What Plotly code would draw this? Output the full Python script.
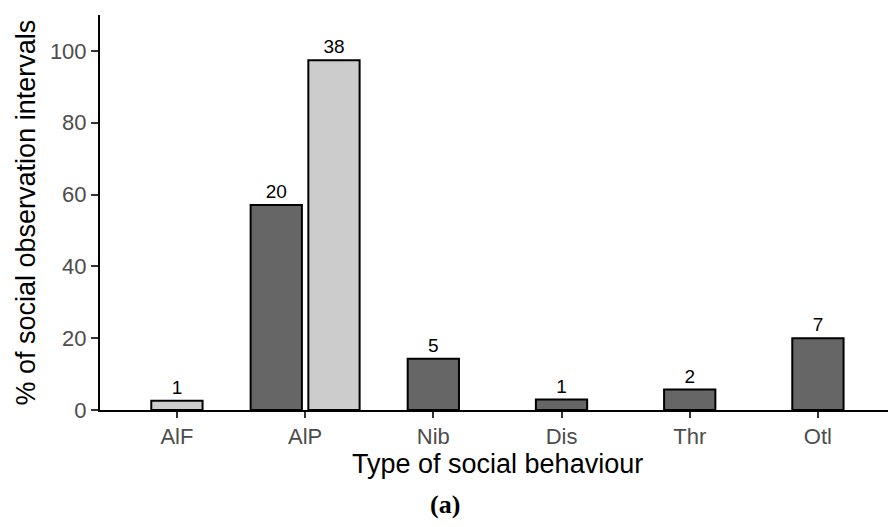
import plotly.graph_objects as go

categories = ["AlF", "AlP", "Nib", "Dis", "Thr", "Otl"]
# dark series (percent, count label); None = absent
dark_pct = [None, 57.1, 14.3, 2.9, 5.7, 20.0]
dark_n = [None, 20, 5, 1, 2, 7]
# light series
light_pct = [2.6, 97.4, None, None, None, None]
light_n = [1, 38, None, None, None, None]

series = [
    ("dark", dark_pct, dark_n, "#666666"),
    ("light", light_pct, light_n, "#CCCCCC"),
]

BAR_W = 0.4
SLOT = 0.45

# dodge positions: bars centered within each category by number present
positions = {name: [None] * len(categories) for name, *_ in series}
for i in range(len(categories)):
    present = [name for name, vals, _, _ in series if vals[i] is not None]
    k = len(present)
    for j, name in enumerate(present):
        positions[name][i] = i + (j - (k - 1) / 2) * SLOT

fig = go.Figure()
for name, vals, ns, color in series:
    xs = [positions[name][i] for i in range(len(categories)) if vals[i] is not None]
    ys = [vals[i] for i in range(len(categories)) if vals[i] is not None]
    ts = [str(ns[i]) for i in range(len(categories)) if vals[i] is not None]
    fig.add_trace(go.Bar(
        x=xs, y=ys, width=BAR_W, name=name,
        marker=dict(color=color, line=dict(color="black", width=2)),
        text=ts, textposition="outside", cliponaxis=False,
        textfont=dict(size=19, color="black", family="Liberation Sans, Arial"),
        constraintext="none",
    ))

fig.update_layout(
    width=888, height=527,
    margin=dict(l=100, r=0, t=15, b=117),
    plot_bgcolor="white", paper_bgcolor="white",
    showlegend=False,
    font=dict(family="Liberation Sans, Arial", color="black"),
    xaxis=dict(
        range=[-0.6, -0.6 + 788 / 128.2],
        tickmode="array", tickvals=list(range(len(categories))), ticktext=categories,
        showline=True, linecolor="black", linewidth=2,
        ticks="outside", ticklen=6, tickwidth=2, tickcolor="#333333",
        tickfont=dict(size=22, color="#4D4D4D"),
        showgrid=False, zeroline=False,
    ),
    yaxis=dict(
        range=[0, 110],
        tickvals=[0, 20, 40, 60, 80, 100],
        showline=True, linecolor="black", linewidth=2,
        ticks="outside", ticklen=7, tickwidth=2, tickcolor="#333333",
        tickfont=dict(size=22, color="#4D4D4D"),
        showgrid=False, zeroline=False,
    ),
    annotations=[
        dict(text="Type of social behaviour", xref="x", yref="paper", x=2.5, y=0,
             yanchor="middle", xanchor="center", yshift=-54, showarrow=False,
             font=dict(size=27, color="black")),
        dict(text="% of social observation intervals", xref="paper", yref="y", x=0, y=55,
             textangle=-90, xanchor="center", yanchor="middle", xshift=-75, showarrow=False,
             font=dict(size=27, color="black")),
        dict(text="<b>(a)</b>", xref="paper", yref="paper", x=(445 - 100) / 788, y=0,
             xanchor="center", yanchor="middle", yshift=-94, showarrow=False,
             font=dict(size=26, color="black", family="Liberation Serif, serif")),
    ],
)

fig.write_html("out.html")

### STATED TASK
Copy the listing exactly. Any image in it stays out of the copy.

### COMPLETED TASK
What Plotly code would draw this? Output the full Python script.
import plotly.graph_objects as go

categories = ["AlF", "AlP", "Nib", "Dis", "Thr", "Otl"]
# dark series (percent, count label); None = absent
dark_pct = [None, 57.1, 14.3, 2.9, 5.7, 20.0]
dark_n = [None, 20, 5, 1, 2, 7]
# light series
light_pct = [2.6, 97.4, None, None, None, None]
light_n = [1, 38, None, None, None, None]

series = [
    ("dark", dark_pct, dark_n, "#666666"),
    ("light", light_pct, light_n, "#CCCCCC"),
]

BAR_W = 0.4
SLOT = 0.45

# dodge positions: bars centered within each category by number present
positions = {name: [None] * len(categories) for name, *_ in series}
for i in range(len(categories)):
    present = [name for name, vals, _, _ in series if vals[i] is not None]
    k = len(present)
    for j, name in enumerate(present):
        positions[name][i] = i + (j - (k - 1) / 2) * SLOT

fig = go.Figure()
for name, vals, ns, color in series:
    xs = [positions[name][i] for i in range(len(categories)) if vals[i] is not None]
    ys = [vals[i] for i in range(len(categories)) if vals[i] is not None]
    ts = [str(ns[i]) for i in range(len(categories)) if vals[i] is not None]
    fig.add_trace(go.Bar(
        x=xs, y=ys, width=BAR_W, name=name,
        marker=dict(color=color, line=dict(color="black", width=2)),
        text=ts, textposition="outside", cliponaxis=False,
        textfont=dict(size=19, color="black", family="Liberation Sans, Arial"),
        constraintext="none",
    ))

fig.update_layout(
    width=888, height=527,
    margin=dict(l=100, r=0, t=15, b=117),
    plot_bgcolor="white", paper_bgcolor="white",
    showlegend=False,
    font=dict(family="Liberation Sans, Arial", color="black"),
    xaxis=dict(
        range=[-0.6, -0.6 + 788 / 128.2],
        tickmode="array", tickvals=list(range(len(categories))), ticktext=categories,
        showline=True, linecolor="black", linewidth=2,
        ticks="outside", ticklen=6, tickwidth=2, tickcolor="#333333",
        tickfont=dict(size=22, color="#4D4D4D"),
        showgrid=False, zeroline=False,
    ),
    yaxis=dict(
        range=[0, 110],
        tickvals=[0, 20, 40, 60, 80, 100],
        showline=True, linecolor="black", linewidth=2,
        ticks="outside", ticklen=7, tickwidth=2, tickcolor="#333333",
        tickfont=dict(size=22, color="#4D4D4D"),
        showgrid=False, zeroline=False,
    ),
    annotations=[
        dict(text="Type of social behaviour", xref="x", yref="paper", x=2.5, y=0,
             yanchor="middle", xanchor="center", yshift=-54, showarrow=False,
             font=dict(size=27, color="black")),
        dict(text="% of social observation intervals", xref="paper", yref="y", x=0, y=55,
             textangle=-90, xanchor="center", yanchor="middle", xshift=-75, showarrow=False,
             font=dict(size=27, color="black")),
        dict(text="<b>(a)</b>", xref="paper", yref="paper", x=(445 - 100) / 788, y=0,
             xanchor="center", yanchor="middle", yshift=-94, showarrow=False,
             font=dict(size=26, color="black", family="Liberation Serif, serif")),
    ],
)

fig.write_html("out.html")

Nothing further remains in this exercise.